» **WHAT TO PRODUCE**
Please write the listing below out again exactly, leaving every picture behind.
..............................
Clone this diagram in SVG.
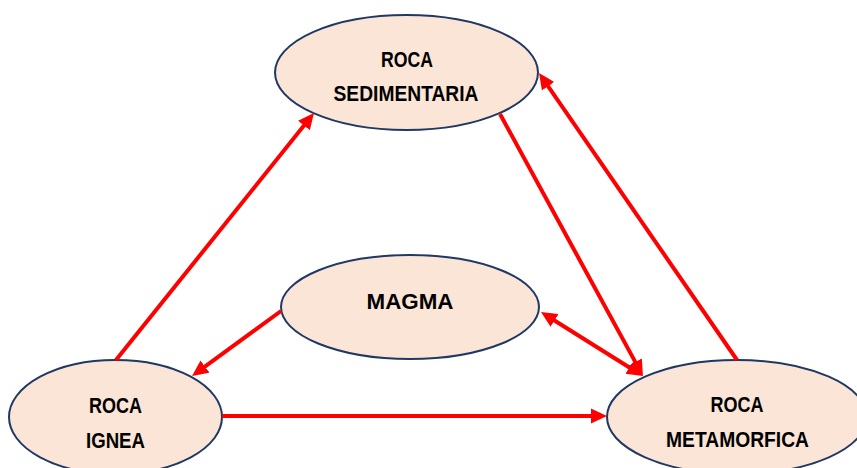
<svg xmlns="http://www.w3.org/2000/svg" width="857" height="468" viewBox="0 0 857 468">
<style>
.node{fill:#FBE5D6;stroke:#1F3864;stroke-width:2}
.lbl{font-family:"Liberation Sans",Arial,sans-serif;font-weight:bold;font-size:21.5px;fill:#000;text-anchor:middle}
.conn{stroke:#FF0000;stroke-width:4;fill:none}
</style>
<defs>
<marker id="ah" markerUnits="userSpaceOnUse" markerWidth="16" markerHeight="16" viewBox="0 0 16 16" refX="9" refY="8" orient="auto-start-reverse">
<path d="M0,0.5 L16,8 L0,15.5 z" fill="#FF0000"/>
</marker>
</defs>
<rect width="857" height="468" fill="#fff"/>
<g id="sedimentaria">
<ellipse class="node" cx="406.5" cy="72.5" rx="131.5" ry="57.5"/>
<text class="lbl" x="407" y="67" textLength="52" lengthAdjust="spacingAndGlyphs">ROCA</text>
<text class="lbl" x="406" y="101" textLength="145" lengthAdjust="spacingAndGlyphs">SEDIMENTARIA</text>
</g>
<g id="magma">
<ellipse class="node" cx="410" cy="307" rx="129" ry="52"/>
<text class="lbl" x="410" y="309" textLength="87" lengthAdjust="spacingAndGlyphs">MAGMA</text>
</g>
<g id="ignea">
<ellipse class="node" cx="115.5" cy="417" rx="106.5" ry="57"/>
<text class="lbl" x="115.5" y="413" textLength="53" lengthAdjust="spacingAndGlyphs">ROCA</text>
<text class="lbl" x="115.5" y="448" textLength="59" lengthAdjust="spacingAndGlyphs">IGNEA</text>
</g>
<g id="metamorfica">
<ellipse class="node" cx="737" cy="417" rx="130" ry="57"/>
<text class="lbl" x="737" y="412" textLength="53" lengthAdjust="spacingAndGlyphs">ROCA</text>
<text class="lbl" x="737.5" y="447" textLength="143" lengthAdjust="spacingAndGlyphs">METAMORFICA</text>
</g>
<g id="connectors">
<line class="conn" x1="116" y1="360" x2="309.6" y2="118.5" marker-end="url(#ah)"/>
<line class="conn" x1="500" y1="114" x2="639.6" y2="369.9" marker-end="url(#ah)"/>
<line class="conn" x1="737" y1="360" x2="543" y2="78.8" marker-end="url(#ah)"/>
<line class="conn" x1="281" y1="311" x2="197.7" y2="371.9" marker-start="" marker-end="url(#ah)"/>
<line class="conn" x1="546.9" y1="315.7" x2="637" y2="372.3" marker-start="url(#ah)" marker-end="url(#ah)"/>
<line class="conn" x1="222" y1="416" x2="600" y2="416" marker-end="url(#ah)"/>
</g>
</svg>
..............................
» **FINISHED ANSWER**
Clone this diagram in SVG.
<svg xmlns="http://www.w3.org/2000/svg" width="857" height="468" viewBox="0 0 857 468">
<style>
.node{fill:#FBE5D6;stroke:#1F3864;stroke-width:2}
.lbl{font-family:"Liberation Sans",Arial,sans-serif;font-weight:bold;font-size:21.5px;fill:#000;text-anchor:middle}
.conn{stroke:#FF0000;stroke-width:4;fill:none}
</style>
<defs>
<marker id="ah" markerUnits="userSpaceOnUse" markerWidth="16" markerHeight="16" viewBox="0 0 16 16" refX="9" refY="8" orient="auto-start-reverse">
<path d="M0,0.5 L16,8 L0,15.5 z" fill="#FF0000"/>
</marker>
</defs>
<rect width="857" height="468" fill="#fff"/>
<g id="sedimentaria">
<ellipse class="node" cx="406.5" cy="72.5" rx="131.5" ry="57.5"/>
<text class="lbl" x="407" y="67" textLength="52" lengthAdjust="spacingAndGlyphs">ROCA</text>
<text class="lbl" x="406" y="101" textLength="145" lengthAdjust="spacingAndGlyphs">SEDIMENTARIA</text>
</g>
<g id="magma">
<ellipse class="node" cx="410" cy="307" rx="129" ry="52"/>
<text class="lbl" x="410" y="309" textLength="87" lengthAdjust="spacingAndGlyphs">MAGMA</text>
</g>
<g id="ignea">
<ellipse class="node" cx="115.5" cy="417" rx="106.5" ry="57"/>
<text class="lbl" x="115.5" y="413" textLength="53" lengthAdjust="spacingAndGlyphs">ROCA</text>
<text class="lbl" x="115.5" y="448" textLength="59" lengthAdjust="spacingAndGlyphs">IGNEA</text>
</g>
<g id="metamorfica">
<ellipse class="node" cx="737" cy="417" rx="130" ry="57"/>
<text class="lbl" x="737" y="412" textLength="53" lengthAdjust="spacingAndGlyphs">ROCA</text>
<text class="lbl" x="737.5" y="447" textLength="143" lengthAdjust="spacingAndGlyphs">METAMORFICA</text>
</g>
<g id="connectors">
<line class="conn" x1="116" y1="360" x2="309.6" y2="118.5" marker-end="url(#ah)"/>
<line class="conn" x1="500" y1="114" x2="639.6" y2="369.9" marker-end="url(#ah)"/>
<line class="conn" x1="737" y1="360" x2="543" y2="78.8" marker-end="url(#ah)"/>
<line class="conn" x1="281" y1="311" x2="197.7" y2="371.9" marker-start="" marker-end="url(#ah)"/>
<line class="conn" x1="546.9" y1="315.7" x2="637" y2="372.3" marker-start="url(#ah)" marker-end="url(#ah)"/>
<line class="conn" x1="222" y1="416" x2="600" y2="416" marker-end="url(#ah)"/>
</g>
</svg>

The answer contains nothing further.